Given task
Copy exactly, and only, the lines below from the first through the one containing "cx, cy, R = 233, 215, 161.5", both included; pictures are omitted.

>> Begin Dataset excerpt

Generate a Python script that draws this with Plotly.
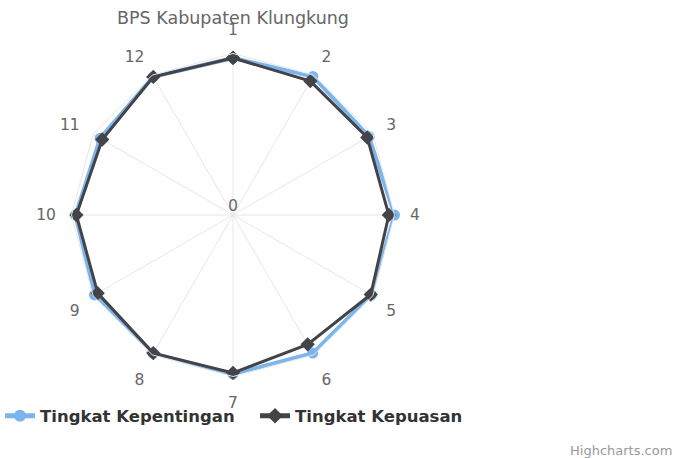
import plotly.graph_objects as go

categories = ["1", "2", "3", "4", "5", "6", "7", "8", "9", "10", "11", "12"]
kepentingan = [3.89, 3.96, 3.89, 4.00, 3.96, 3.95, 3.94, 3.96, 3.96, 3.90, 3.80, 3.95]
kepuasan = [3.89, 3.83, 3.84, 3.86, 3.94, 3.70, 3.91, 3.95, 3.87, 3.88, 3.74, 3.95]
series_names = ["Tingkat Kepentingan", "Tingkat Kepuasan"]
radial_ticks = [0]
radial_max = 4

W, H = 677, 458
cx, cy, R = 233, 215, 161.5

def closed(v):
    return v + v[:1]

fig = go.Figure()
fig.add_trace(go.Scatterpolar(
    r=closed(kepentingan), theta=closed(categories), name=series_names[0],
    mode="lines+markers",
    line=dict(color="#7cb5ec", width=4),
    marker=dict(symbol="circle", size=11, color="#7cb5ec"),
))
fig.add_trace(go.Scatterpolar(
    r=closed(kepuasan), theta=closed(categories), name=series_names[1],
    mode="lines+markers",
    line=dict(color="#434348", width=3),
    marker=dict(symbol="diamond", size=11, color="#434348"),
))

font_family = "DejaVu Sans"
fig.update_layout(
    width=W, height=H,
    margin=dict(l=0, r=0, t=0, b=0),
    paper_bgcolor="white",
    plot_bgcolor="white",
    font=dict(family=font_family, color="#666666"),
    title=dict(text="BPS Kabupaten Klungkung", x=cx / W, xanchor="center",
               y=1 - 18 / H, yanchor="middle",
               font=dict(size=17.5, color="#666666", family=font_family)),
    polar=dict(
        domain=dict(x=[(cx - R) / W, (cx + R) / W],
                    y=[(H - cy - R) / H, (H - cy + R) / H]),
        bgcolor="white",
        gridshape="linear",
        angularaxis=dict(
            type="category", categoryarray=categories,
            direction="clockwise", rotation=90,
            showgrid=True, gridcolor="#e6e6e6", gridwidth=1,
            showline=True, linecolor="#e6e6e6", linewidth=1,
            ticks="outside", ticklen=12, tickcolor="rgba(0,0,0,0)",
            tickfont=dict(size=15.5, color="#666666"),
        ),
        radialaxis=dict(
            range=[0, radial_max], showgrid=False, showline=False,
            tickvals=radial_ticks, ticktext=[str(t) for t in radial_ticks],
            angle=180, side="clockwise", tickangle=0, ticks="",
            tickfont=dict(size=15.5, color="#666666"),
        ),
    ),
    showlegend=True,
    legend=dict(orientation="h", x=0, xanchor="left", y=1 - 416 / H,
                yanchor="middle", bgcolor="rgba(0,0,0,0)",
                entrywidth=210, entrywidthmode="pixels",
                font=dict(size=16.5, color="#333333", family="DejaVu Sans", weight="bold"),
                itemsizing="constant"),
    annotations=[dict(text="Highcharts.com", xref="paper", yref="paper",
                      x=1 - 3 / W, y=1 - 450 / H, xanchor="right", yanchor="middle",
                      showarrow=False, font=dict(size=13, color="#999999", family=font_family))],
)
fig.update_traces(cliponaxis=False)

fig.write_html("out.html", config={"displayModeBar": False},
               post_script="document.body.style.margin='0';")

>> End Dataset excerpt

Reply to the task
Generate a Python script that draws this with Plotly.
import plotly.graph_objects as go

categories = ["1", "2", "3", "4", "5", "6", "7", "8", "9", "10", "11", "12"]
kepentingan = [3.89, 3.96, 3.89, 4.00, 3.96, 3.95, 3.94, 3.96, 3.96, 3.90, 3.80, 3.95]
kepuasan = [3.89, 3.83, 3.84, 3.86, 3.94, 3.70, 3.91, 3.95, 3.87, 3.88, 3.74, 3.95]
series_names = ["Tingkat Kepentingan", "Tingkat Kepuasan"]
radial_ticks = [0]
radial_max = 4

W, H = 677, 458
cx, cy, R = 233, 215, 161.5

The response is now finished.